Часть третья. »ПОЛДЕНЬ — ВРЕМЯ САМОЙ КОРОТКОЙ ТЕНИ»
(1885—1888)

I. АНТВЕРПЕН РУБЕНСА

   …Мое сердце, подобно утреннему облаку, плыло навстречу божественно сладостному свету, — и я была слабым отблеском его. [40]
Гёльдерлин «Смерть Эмпедокла»

   Антверпен раскинулся на одном из берегов широкой и мощной Шельды, протянув свои доки и шлюзы до самого Северного моря. Ритм жизни города определяет река. Над водой в радужном свете, переливающемся почти как на юге, носятся чайки. Бойко торгуя со всеми портами мира, город сохраняет тот вечно молодой облик, который вообще присущ морским портам. И хотя ему, как северянину, чужда добродушная безалаберность Марселя или шумная круговерть Неаполя — он все-таки еще слишком далек от настоящих северных широт, и поэтому здоровый плотский аппетит к жизни и известная доля практицизма, эмоциональным проявлением которого служит фламандское бахвальство, вносят живые краски в его сдержанное достоинство.

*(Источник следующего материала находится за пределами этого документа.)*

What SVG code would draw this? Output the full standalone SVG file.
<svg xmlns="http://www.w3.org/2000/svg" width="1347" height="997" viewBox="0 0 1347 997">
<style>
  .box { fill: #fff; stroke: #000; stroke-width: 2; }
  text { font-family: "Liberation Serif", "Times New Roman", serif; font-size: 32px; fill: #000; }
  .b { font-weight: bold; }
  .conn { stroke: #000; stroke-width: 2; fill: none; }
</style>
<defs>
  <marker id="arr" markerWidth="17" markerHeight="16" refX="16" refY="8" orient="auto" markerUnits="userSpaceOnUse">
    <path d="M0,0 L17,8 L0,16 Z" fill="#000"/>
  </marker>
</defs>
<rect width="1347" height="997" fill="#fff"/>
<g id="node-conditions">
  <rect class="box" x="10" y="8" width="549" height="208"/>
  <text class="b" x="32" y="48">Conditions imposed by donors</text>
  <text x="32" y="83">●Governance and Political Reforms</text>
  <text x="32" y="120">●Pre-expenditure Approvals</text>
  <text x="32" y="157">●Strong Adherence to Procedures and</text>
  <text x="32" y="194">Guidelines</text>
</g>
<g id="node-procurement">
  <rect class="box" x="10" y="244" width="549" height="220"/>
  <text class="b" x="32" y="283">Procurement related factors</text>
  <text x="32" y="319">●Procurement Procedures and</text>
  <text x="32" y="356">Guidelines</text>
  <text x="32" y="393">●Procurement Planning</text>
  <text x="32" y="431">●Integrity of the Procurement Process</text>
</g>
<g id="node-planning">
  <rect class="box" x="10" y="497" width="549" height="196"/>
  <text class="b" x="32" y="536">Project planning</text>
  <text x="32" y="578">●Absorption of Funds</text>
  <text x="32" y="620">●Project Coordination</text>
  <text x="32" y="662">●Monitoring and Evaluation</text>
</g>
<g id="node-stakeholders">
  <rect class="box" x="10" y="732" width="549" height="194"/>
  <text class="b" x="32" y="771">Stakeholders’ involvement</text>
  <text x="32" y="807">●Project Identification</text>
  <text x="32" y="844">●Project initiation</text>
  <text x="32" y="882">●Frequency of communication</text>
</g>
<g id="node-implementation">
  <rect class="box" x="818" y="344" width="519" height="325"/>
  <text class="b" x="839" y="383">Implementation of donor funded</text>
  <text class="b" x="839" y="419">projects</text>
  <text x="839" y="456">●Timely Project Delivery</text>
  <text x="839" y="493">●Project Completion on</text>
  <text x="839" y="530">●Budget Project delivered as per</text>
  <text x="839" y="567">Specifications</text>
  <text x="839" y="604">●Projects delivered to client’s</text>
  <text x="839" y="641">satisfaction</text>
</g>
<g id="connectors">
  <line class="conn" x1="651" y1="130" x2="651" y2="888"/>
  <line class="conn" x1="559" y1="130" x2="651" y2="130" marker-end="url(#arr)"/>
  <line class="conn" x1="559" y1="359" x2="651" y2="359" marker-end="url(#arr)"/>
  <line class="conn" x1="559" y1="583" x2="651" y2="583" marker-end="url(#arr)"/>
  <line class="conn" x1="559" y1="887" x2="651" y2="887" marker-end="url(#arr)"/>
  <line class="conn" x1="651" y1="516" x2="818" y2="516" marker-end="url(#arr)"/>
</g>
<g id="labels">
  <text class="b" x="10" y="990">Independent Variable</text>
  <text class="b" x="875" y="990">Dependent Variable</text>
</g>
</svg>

   Как непохож этот город с его потаенным брожением и буйным оживлением в порту на маленькие городки Голландии, погруженные в меланхолическую дремоту! С первого мгновения Винсент нашел в Антверпене именно то, к чему стремился.

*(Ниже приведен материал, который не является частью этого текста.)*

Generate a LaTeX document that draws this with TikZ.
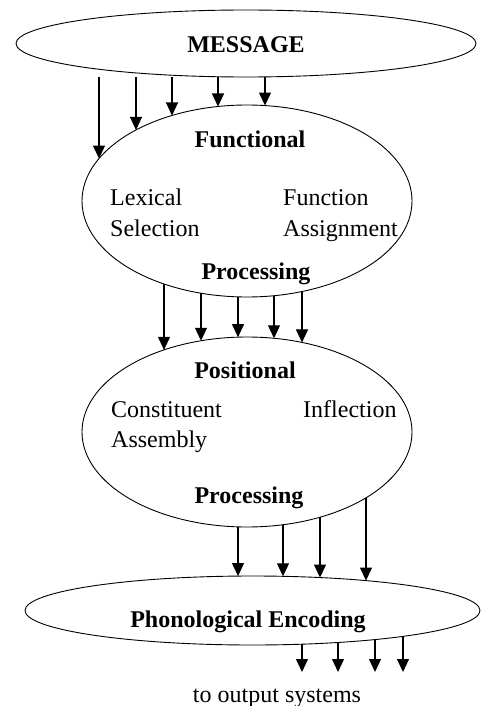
\documentclass[tikz,border=0pt]{standalone}
\usepackage{fontspec}
\setmainfont{Liberation Serif}
\usetikzlibrary{shapes.geometric,arrows.meta,calc}
\makeatletter
\pgfmathdeclarefunction{ebd}{3}{%
  \begingroup
  \pgfmathparse{#2*sqrt(max(0,1-(#1/#3)*(#1/#3)))}%
  \pgfmath@smuggleone\pgfmathresult
  \endgroup}
\makeatother
\begin{document}
\begin{tikzpicture}[x=1pt,y=-1pt,
  ell/.style={draw, ellipse, line width=0.9pt, inner sep=0pt, outer sep=0pt},
  arr/.style={line width=1.1pt, -{Triangle[length=13pt,width=12pt]}},
  txt/.style={font=\fontsize{24}{29}\selectfont, inner sep=0pt},
  btxt/.style={font=\fontsize{24}{29}\selectfont\bfseries, inner sep=0pt}]
\useasboundingbox (0,0) rectangle (481,706);
% ellipses
\node[ell, minimum width=460pt, minimum height=67pt] (msg) at (246,43.5) {};
\node[ell, minimum width=330pt, minimum height=192pt] (fn) at (247,201) {};
\node[ell, minimum width=330pt, minimum height=190pt] (pos) at (247,432) {};
\node[ell, minimum width=455pt, minimum height=69pt] (ph) at (252.5,610.5) {};
% texts
\node[btxt, anchor=base] (tmsg) at (246,53) {MESSAGE};
\node[btxt, anchor=base] (tfn) at (250,147) {Functional};
\node[txt, anchor=base west] (tlex1) at (110,205) {Lexical};
\node[txt, anchor=base west] (tlex2) at (110,236) {Selection};
\node[txt, anchor=base west] (tfa1) at (283,205) {Function};
\node[txt, anchor=base west] (tfa2) at (283,236) {Assignment};
\node[btxt, anchor=base] (tfp) at (256,279) {Processing};
\node[btxt, anchor=base] (tpos) at (245,378) {Positional};
\node[txt, anchor=base west] (tca1) at (111,417) {Constituent};
\node[txt, anchor=base west] (tca2) at (111,447) {Assembly};
\node[txt, anchor=base west] (tinf) at (303,417) {Inflection};
\node[btxt, anchor=base] (tpp) at (249,503) {Processing};
\node[btxt, anchor=base] (tph) at (248,627) {Phonological Encoding};
\node[txt, anchor=base] (tout) at (277,702) {to output systems};
% message -> functional
\foreach \d in {-148,-111,-75,-29,18}
  \draw[arr] ($(fn.center |- msg.south)+(\d,0)$) -- ($(fn.center)+(\d,{-ebd(\d,96,165)})$);
% functional -> positional
\foreach \d in {-83,-46,-9,27,55}
  \draw[arr] ($(fn.center)+(\d,{ebd(\d,96,165)})$) -- ($(pos.center)+(\d,{-ebd(\d,95,165)})$);
% positional -> phonological
\foreach \d in {-9,36,73,119}
  \draw[arr] ($(pos.center)+(\d,{ebd(\d,95,165)})$) -- ($(pos.center |- ph.center)+(\d,{-ebd(\d-5.5,34.5,227.5)})$);
% phonological -> output
\foreach \d [count=\i] in {49.5,85.5,122.5,150.5} {
  \coordinate (o\i) at ($(ph.center)+(\d,61.5)$);
  \draw[arr] ($(ph.center)+(\d,{ebd(\d,34.5,227.5)})$) -- (o\i);
}
\end{tikzpicture}
\end{document}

   В порту Винсент приобрел партию японских гравюр, какие матросы обычно привозят с Дальнего Востока, и они оказались для него откровением. В них прозвучал голос неизвестного ему до той поры искусства, простого, непосредственного, динамичного, наделенного удивительным даром выявлять бесчисленные связи, которыми природа подтверждает свое глубокое внутреннее единство[41].